Мандельштам, следуя традиции, восходящей, кажется, к Шестой пифийской оде Пиндара, неоднократно сравнивал поэзию с плугом (Ronen 1983: 83-84; Пауэлл 1992), но, в данном случае, аналогию между поэзией и пахотой мотивирует связанная с серебряным веком тема труда, «тихой работы», — ведь в золотом веке земля сама приносила урожай. Именно на стихах Овидия о бычках, впервые стонущих под ярмом в серебряном веке, проводя длинную борозду («Метаморфозы» I. 123-124), основано стихотворение Фета «Первая борозда», послужившее подтекстом для мандельштамовского образа «тихой работы», которая «серебрит железный плуг» (ср. у Фета «Ржавый плуг опять светлеет»):
Со степи зелено-серой
Подымается туман,
И торчит еще Церерой
Ненавидимый бурьян.
Ржавый плуг опять светлеет;
Где волы, склонясь, прошли,
Лентой бархатной чернеет
Глыба изрезанной земли |...]
Мандельштам никогда не употреблял выражения «серебряный век». К эпохе русского модернизма он применял общеизвестный немецкий историко-литературный термин «Sturm mid Drang»: «Буря и натиск» — заглавие одного из важнейших его историко-критических опытов 1923 г. Однако, Мандельштам пользовался образом серебра как метафорой стиля и, в частности, говорил о «серебряном голосе» в применении к тем поэтам, которых считал «канонизаторами младшей линии» в литературном наследовании. Чтобы правильно понять приводимую ниже выдержку из «Бури и натиска» о типе творчества младших поэтов, надо иметь в виду, что Катулл был для Мандельштама (как и для Т. Л. Пикока) «серебряным» поэтом и что в программной статье «Слово и культура» он говорит о «серебряной трубе Катулла» (Мандельштам 1990: 169) в очень специальном стилистическом смысле (Решен 1992:516): «У российского символизма были свои Вергилии и Овидии, у него же были и свои Катуллы, не столь по возрасту, сколь по типу творчества.
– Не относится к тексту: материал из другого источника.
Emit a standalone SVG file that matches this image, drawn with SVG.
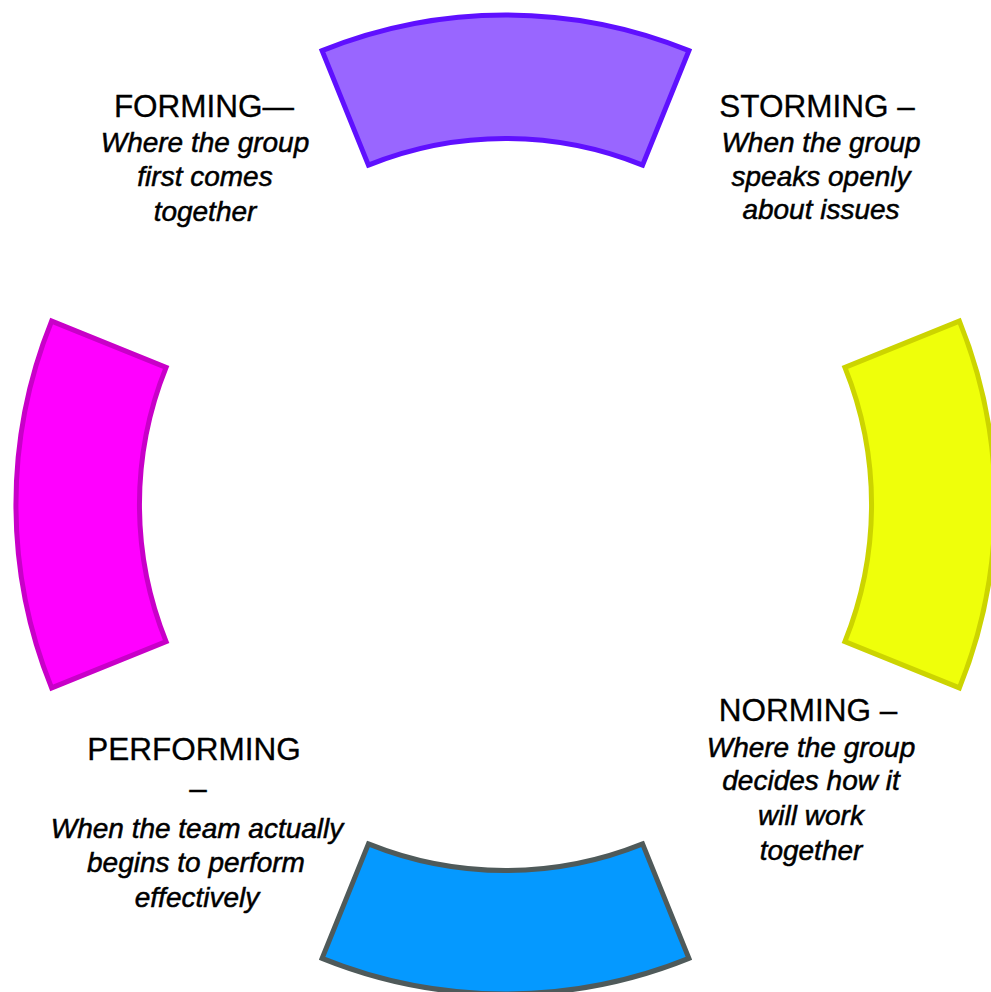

Здесь следует упомянуть о Кузмине и Ходасевиче. Это типичные младшие поэты со всей свойственной младшим поэтам чистотой и прелестью звука. Для Кузмина старшая линия мировой литературы как будто вообще не существует. Он весь замешан на пристрастии к ней и на канонизации младшей линии, не выше комедии Гольдони и любовных песенок Сумарокова. В своих стихах он довольно удачно культивировал сознательную небрежность и мешковатость речи, испещренной галлицизмами и полонизмами. Зажигаясь от младшей поэзии Запада, хотя бы Мюссе, — «Новый Ролла», - он дает читателю иллюзию совершенно искусственной и преждевременной дряхлости русской поэтической речи. Поэзия Кузмина — преждевременная старческая улыбка русской лирики.
Ходасевич культивировал тему Боратынского: «Мой дар убог, и голос мой негромок» — и всячески варьировал тему недоноска. Его младшая линия — стихи второстепенных поэтов пушкинской и послепушкинской поры — домашние поэты-любители, вроде графини Ростопчиной, Вяземского и др. Идя от лучшей поры русского поэтического дилетантизма, от домашнего альбома, дружеского послания в стихах, обыденной эпиграммы, Ходасевич донес даже до двадцатого века замысловатость и нежную грубость простонародного московского говорка, каким пользовались в барских литературных кругах прошлого века. Стихи его очень народны, очень литературны и очень изысканны» (Мандельштам 1990: 287).
В другом месте, в очерке «Шуба (1922), Мандельштам говорил дословно о «серебряном голосе» поэта: «Вспоминаю я моего соседа |...| поэта Владислава Ходасевича, автора «Счастливого домика», чей негромкий, старческий, серебряный голос за двадцатилетие его поэтического труда подарил нам всего несколько стихотворений, пленительных, как цоканье соловья, неожиданных и звонких, как девический смех и морозную ночь» (Мандельштам 1990: 274).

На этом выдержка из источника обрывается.